Problem to work on> Leaving the pictures aside, transcribe every line below exactly.
┌──
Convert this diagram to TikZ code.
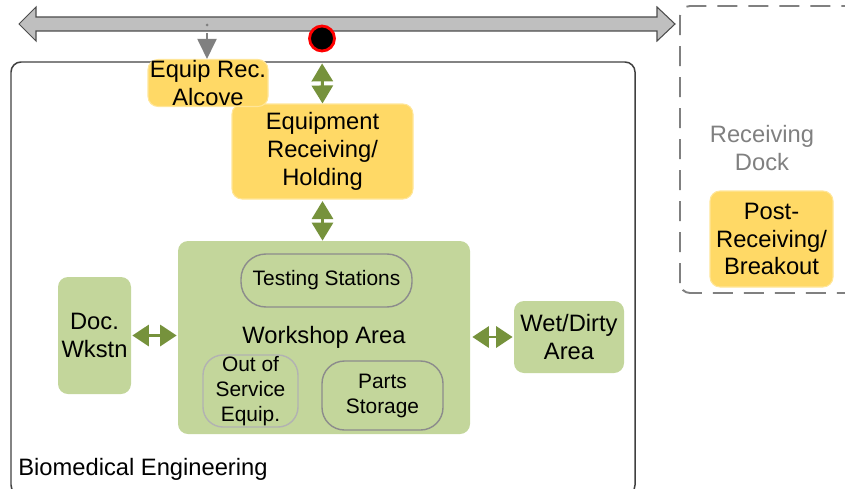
\documentclass[tikz,border=0pt]{standalone}
\usepackage{fontspec}
\setmainfont{Liberation Sans}
\usetikzlibrary{arrows.meta}
\definecolor{roomyellow}{HTML}{FFD966}
\definecolor{roomyellowline}{HTML}{FFE699}
\definecolor{roomgreen}{HTML}{C3D69B}
\definecolor{flowgreen}{HTML}{76923C}
\definecolor{corridorgray}{HTML}{BFBFBF}
\tikzset{
  bigtext/.style={font=\fontsize{13.5}{15.9}\selectfont},
  smalltext/.style={font=\fontsize{11.9}{14.2}\selectfont},
  room/.style={bigtext, align=center, inner sep=0pt, rounded corners=0.2cm},
  yellowroom/.style={room, fill=roomyellow, draw=roomyellowline, line width=0.6pt},
  greenroom/.style={room, fill=roomgreen},
  subarea/.style={smalltext, align=center, inner sep=0pt, fill=roomgreen, draw=black!45, line width=0.8pt},
  flow/.style={flowgreen, line width=1.7pt,
    {Triangle[width=0.42cm,length=0.36cm]}-{Triangle[width=0.42cm,length=0.36cm]}},
  sideflow/.style={flowgreen, line width=1.7pt,
    {Triangle[width=0.42cm,length=0.33cm]}-{Triangle[width=0.42cm,length=0.33cm]}},
}
\begin{document}
\begin{tikzpicture}
  \useasboundingbox (0,0) rectangle (16.9,-9.76);
  % corridor
  \draw[fill=corridorgray, draw=black!70, line width=0.6pt]
    (0.38,-0.48) -- (0.72,-0.14) -- (0.72,-0.34) -- (13.14,-0.34) -- (13.14,-0.14)
    -- (13.5,-0.48) -- (13.14,-0.82) -- (13.14,-0.62) -- (0.72,-0.62) -- (0.72,-0.82) -- cycle;
  % department outlines
  \draw[black!75, line width=0.85pt, rounded corners=0.2cm] (0.22,-9.9) rectangle (12.7,-1.24);
  \node[bigtext, anchor=west, inner sep=0pt] (bmelabel) at (0.36,-9.38) {Biomedical Engineering};
  \draw[black!50, line width=1.1pt, dash pattern=on 0.4cm off 0.22cm, rounded corners=0.2cm]
    (13.6,-5.86) rectangle (17.3,-0.12);
  \node[bigtext, align=center, text=black!50, inner sep=0pt] (docklabel) at (15.24,-2.96) {Receiving\\Dock};
  % rooms
  \node[yellowroom, minimum width=3.62cm, minimum height=1.9cm] (equip) at (6.45,-3.03) {Equipment\\Receiving/\\Holding};
  \node[yellowroom, minimum width=2.4cm, minimum height=0.94cm] (alcove) at (4.16,-1.66) {Equip Rec.\\Alcove};
  \node[yellowroom, minimum width=2.46cm, minimum height=1.92cm] (post) at (15.43,-4.78) {Post-\\Receiving/\\Breakout};
  \node[greenroom, minimum width=5.84cm, minimum height=3.86cm] (workshop) at (6.48,-6.75) {};
  \node[bigtext, inner sep=0pt] (worklabel) at (6.48,-6.74) {Workshop Area};
  \node[greenroom, minimum width=1.46cm, minimum height=2.34cm] (doc) at (1.89,-6.71) {Doc.\\Wkstn};
  \node[greenroom, minimum width=2.2cm, minimum height=1.44cm] (wet) at (11.38,-6.74) {Wet/Dirty\\Area};
  % workshop areas
  \node[subarea, rounded corners=0.5cm, minimum width=3.42cm, minimum height=1.06cm] (testing) at (6.53,-5.61) {Testing Stations};
  \node[subarea, draw=black!30, rounded corners=0.4cm, minimum width=1.9cm, minimum height=1.44cm] (oos) at (5.01,-7.82) {Out of\\Service\\Equip.};
  \node[subarea, rounded corners=0.45cm, minimum width=2.42cm, minimum height=1.38cm] (parts) at (7.65,-7.91) {Parts\\Storage};
  % door and flows
  \node[circle, fill=black, draw=red, line width=1.6pt, minimum size=0.5cm, inner sep=0pt] (door) at (6.44,-0.77) {};
  \fill[black!50] (4.14,-0.5) circle (0.03);
  \coordinate (alcovedrop) at (4.14,-0.66);
  \draw[black!50, line width=1.1pt, -{Triangle[width=0.38cm,length=0.4cm]}] (alcovedrop) -- (alcovedrop |- alcove.north);
  \draw[flow, shorten <=0.22cm] (door.south) -- (equip.north);
  \draw[flow, shorten <=0.03cm] (equip.south) -- (equip.south |- workshop.north);
  \draw[sideflow, shorten <=0.02cm, shorten >=0.02cm] (doc.east) -- (doc.east -| workshop.west);
  \draw[sideflow, shorten <=0.04cm, shorten >=0.02cm] (workshop.east |- wet.west) -- (wet.west);
\end{tikzpicture}
\end{document}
└──
Correct response>
Convert this diagram to TikZ code.
\documentclass[tikz,border=0pt]{standalone}
\usepackage{fontspec}
\setmainfont{Liberation Sans}
\usetikzlibrary{arrows.meta}
\definecolor{roomyellow}{HTML}{FFD966}
\definecolor{roomyellowline}{HTML}{FFE699}
\definecolor{roomgreen}{HTML}{C3D69B}
\definecolor{flowgreen}{HTML}{76923C}
\definecolor{corridorgray}{HTML}{BFBFBF}
\tikzset{
  bigtext/.style={font=\fontsize{13.5}{15.9}\selectfont},
  smalltext/.style={font=\fontsize{11.9}{14.2}\selectfont},
  room/.style={bigtext, align=center, inner sep=0pt, rounded corners=0.2cm},
  yellowroom/.style={room, fill=roomyellow, draw=roomyellowline, line width=0.6pt},
  greenroom/.style={room, fill=roomgreen},
  subarea/.style={smalltext, align=center, inner sep=0pt, fill=roomgreen, draw=black!45, line width=0.8pt},
  flow/.style={flowgreen, line width=1.7pt,
    {Triangle[width=0.42cm,length=0.36cm]}-{Triangle[width=0.42cm,length=0.36cm]}},
  sideflow/.style={flowgreen, line width=1.7pt,
    {Triangle[width=0.42cm,length=0.33cm]}-{Triangle[width=0.42cm,length=0.33cm]}},
}
\begin{document}
\begin{tikzpicture}
  \useasboundingbox (0,0) rectangle (16.9,-9.76);
  % corridor
  \draw[fill=corridorgray, draw=black!70, line width=0.6pt]
    (0.38,-0.48) -- (0.72,-0.14) -- (0.72,-0.34) -- (13.14,-0.34) -- (13.14,-0.14)
    -- (13.5,-0.48) -- (13.14,-0.82) -- (13.14,-0.62) -- (0.72,-0.62) -- (0.72,-0.82) -- cycle;
  % department outlines
  \draw[black!75, line width=0.85pt, rounded corners=0.2cm] (0.22,-9.9) rectangle (12.7,-1.24);
  \node[bigtext, anchor=west, inner sep=0pt] (bmelabel) at (0.36,-9.38) {Biomedical Engineering};
  \draw[black!50, line width=1.1pt, dash pattern=on 0.4cm off 0.22cm, rounded corners=0.2cm]
    (13.6,-5.86) rectangle (17.3,-0.12);
  \node[bigtext, align=center, text=black!50, inner sep=0pt] (docklabel) at (15.24,-2.96) {Receiving\\Dock};
  % rooms
  \node[yellowroom, minimum width=3.62cm, minimum height=1.9cm] (equip) at (6.45,-3.03) {Equipment\\Receiving/\\Holding};
  \node[yellowroom, minimum width=2.4cm, minimum height=0.94cm] (alcove) at (4.16,-1.66) {Equip Rec.\\Alcove};
  \node[yellowroom, minimum width=2.46cm, minimum height=1.92cm] (post) at (15.43,-4.78) {Post-\\Receiving/\\Breakout};
  \node[greenroom, minimum width=5.84cm, minimum height=3.86cm] (workshop) at (6.48,-6.75) {};
  \node[bigtext, inner sep=0pt] (worklabel) at (6.48,-6.74) {Workshop Area};
  \node[greenroom, minimum width=1.46cm, minimum height=2.34cm] (doc) at (1.89,-6.71) {Doc.\\Wkstn};
  \node[greenroom, minimum width=2.2cm, minimum height=1.44cm] (wet) at (11.38,-6.74) {Wet/Dirty\\Area};
  % workshop areas
  \node[subarea, rounded corners=0.5cm, minimum width=3.42cm, minimum height=1.06cm] (testing) at (6.53,-5.61) {Testing Stations};
  \node[subarea, draw=black!30, rounded corners=0.4cm, minimum width=1.9cm, minimum height=1.44cm] (oos) at (5.01,-7.82) {Out of\\Service\\Equip.};
  \node[subarea, rounded corners=0.45cm, minimum width=2.42cm, minimum height=1.38cm] (parts) at (7.65,-7.91) {Parts\\Storage};
  % door and flows
  \node[circle, fill=black, draw=red, line width=1.6pt, minimum size=0.5cm, inner sep=0pt] (door) at (6.44,-0.77) {};
  \fill[black!50] (4.14,-0.5) circle (0.03);
  \coordinate (alcovedrop) at (4.14,-0.66);
  \draw[black!50, line width=1.1pt, -{Triangle[width=0.38cm,length=0.4cm]}] (alcovedrop) -- (alcovedrop |- alcove.north);
  \draw[flow, shorten <=0.22cm] (door.south) -- (equip.north);
  \draw[flow, shorten <=0.03cm] (equip.south) -- (equip.south |- workshop.north);
  \draw[sideflow, shorten <=0.02cm, shorten >=0.02cm] (doc.east) -- (doc.east -| workshop.west);
  \draw[sideflow, shorten <=0.04cm, shorten >=0.02cm] (workshop.east |- wet.west) -- (wet.west);
\end{tikzpicture}
\end{document}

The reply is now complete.